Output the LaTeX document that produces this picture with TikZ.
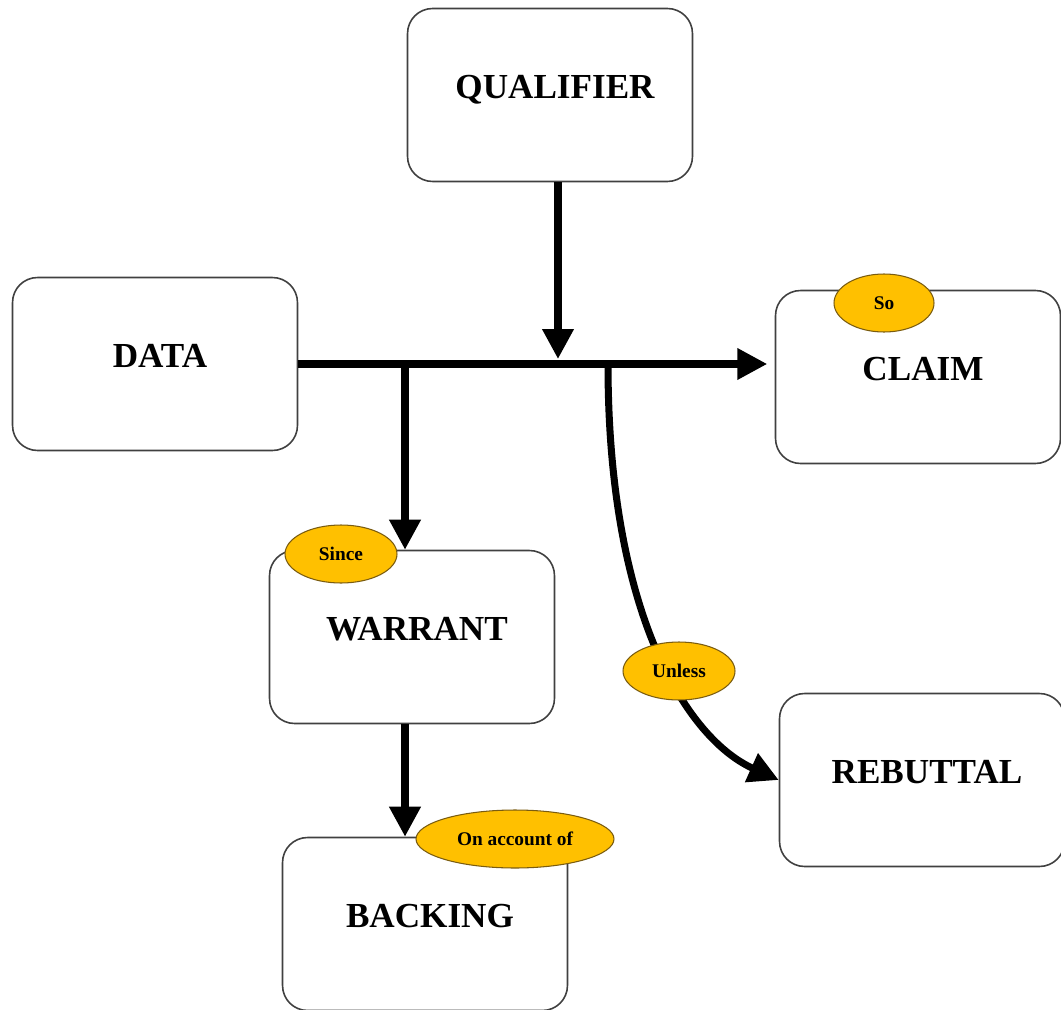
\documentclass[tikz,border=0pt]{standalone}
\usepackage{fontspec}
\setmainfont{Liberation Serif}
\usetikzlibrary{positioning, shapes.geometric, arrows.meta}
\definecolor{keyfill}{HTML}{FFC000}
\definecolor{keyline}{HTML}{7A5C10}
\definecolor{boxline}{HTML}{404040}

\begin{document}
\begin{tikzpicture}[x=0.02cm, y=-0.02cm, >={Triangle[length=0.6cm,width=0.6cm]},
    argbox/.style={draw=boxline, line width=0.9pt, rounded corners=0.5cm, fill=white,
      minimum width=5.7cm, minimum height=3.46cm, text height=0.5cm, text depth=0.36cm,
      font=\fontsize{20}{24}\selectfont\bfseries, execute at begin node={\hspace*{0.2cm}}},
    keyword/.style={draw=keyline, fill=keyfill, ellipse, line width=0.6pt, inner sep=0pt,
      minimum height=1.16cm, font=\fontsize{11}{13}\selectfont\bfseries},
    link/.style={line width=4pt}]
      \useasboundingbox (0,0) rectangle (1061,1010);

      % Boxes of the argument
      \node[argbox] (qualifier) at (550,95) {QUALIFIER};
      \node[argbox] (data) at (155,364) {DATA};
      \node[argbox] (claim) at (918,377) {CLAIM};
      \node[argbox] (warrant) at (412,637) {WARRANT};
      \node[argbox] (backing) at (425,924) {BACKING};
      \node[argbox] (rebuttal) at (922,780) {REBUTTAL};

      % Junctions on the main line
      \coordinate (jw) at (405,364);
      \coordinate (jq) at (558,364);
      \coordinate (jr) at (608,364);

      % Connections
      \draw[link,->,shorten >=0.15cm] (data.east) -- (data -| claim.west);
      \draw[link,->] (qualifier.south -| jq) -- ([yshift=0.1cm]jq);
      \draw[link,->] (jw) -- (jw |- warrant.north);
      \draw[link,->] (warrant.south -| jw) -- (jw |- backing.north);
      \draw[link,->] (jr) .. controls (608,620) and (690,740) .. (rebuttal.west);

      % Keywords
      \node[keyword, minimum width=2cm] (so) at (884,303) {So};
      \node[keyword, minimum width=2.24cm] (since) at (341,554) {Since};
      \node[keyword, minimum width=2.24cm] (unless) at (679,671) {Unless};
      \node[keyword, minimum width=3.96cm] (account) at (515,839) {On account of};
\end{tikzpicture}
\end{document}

──────────

*Requirement*:
Without the pictures, write out the whole listing above exactly as it appears.

*Written answer*:
Output the LaTeX document that produces this picture with TikZ.
\documentclass[tikz,border=0pt]{standalone}
\usepackage{fontspec}
\setmainfont{Liberation Serif}
\usetikzlibrary{positioning, shapes.geometric, arrows.meta}
\definecolor{keyfill}{HTML}{FFC000}
\definecolor{keyline}{HTML}{7A5C10}
\definecolor{boxline}{HTML}{404040}

\begin{document}
\begin{tikzpicture}[x=0.02cm, y=-0.02cm, >={Triangle[length=0.6cm,width=0.6cm]},
    argbox/.style={draw=boxline, line width=0.9pt, rounded corners=0.5cm, fill=white,
      minimum width=5.7cm, minimum height=3.46cm, text height=0.5cm, text depth=0.36cm,
      font=\fontsize{20}{24}\selectfont\bfseries, execute at begin node={\hspace*{0.2cm}}},
    keyword/.style={draw=keyline, fill=keyfill, ellipse, line width=0.6pt, inner sep=0pt,
      minimum height=1.16cm, font=\fontsize{11}{13}\selectfont\bfseries},
    link/.style={line width=4pt}]
      \useasboundingbox (0,0) rectangle (1061,1010);

      % Boxes of the argument
      \node[argbox] (qualifier) at (550,95) {QUALIFIER};
      \node[argbox] (data) at (155,364) {DATA};
      \node[argbox] (claim) at (918,377) {CLAIM};
      \node[argbox] (warrant) at (412,637) {WARRANT};
      \node[argbox] (backing) at (425,924) {BACKING};
      \node[argbox] (rebuttal) at (922,780) {REBUTTAL};

      % Junctions on the main line
      \coordinate (jw) at (405,364);
      \coordinate (jq) at (558,364);
      \coordinate (jr) at (608,364);

      % Connections
      \draw[link,->,shorten >=0.15cm] (data.east) -- (data -| claim.west);
      \draw[link,->] (qualifier.south -| jq) -- ([yshift=0.1cm]jq);
      \draw[link,->] (jw) -- (jw |- warrant.north);
      \draw[link,->] (warrant.south -| jw) -- (jw |- backing.north);
      \draw[link,->] (jr) .. controls (608,620) and (690,740) .. (rebuttal.west);

      % Keywords
      \node[keyword, minimum width=2cm] (so) at (884,303) {So};
      \node[keyword, minimum width=2.24cm] (since) at (341,554) {Since};
      \node[keyword, minimum width=2.24cm] (unless) at (679,671) {Unless};
      \node[keyword, minimum width=3.96cm] (account) at (515,839) {On account of};
\end{tikzpicture}
\end{document}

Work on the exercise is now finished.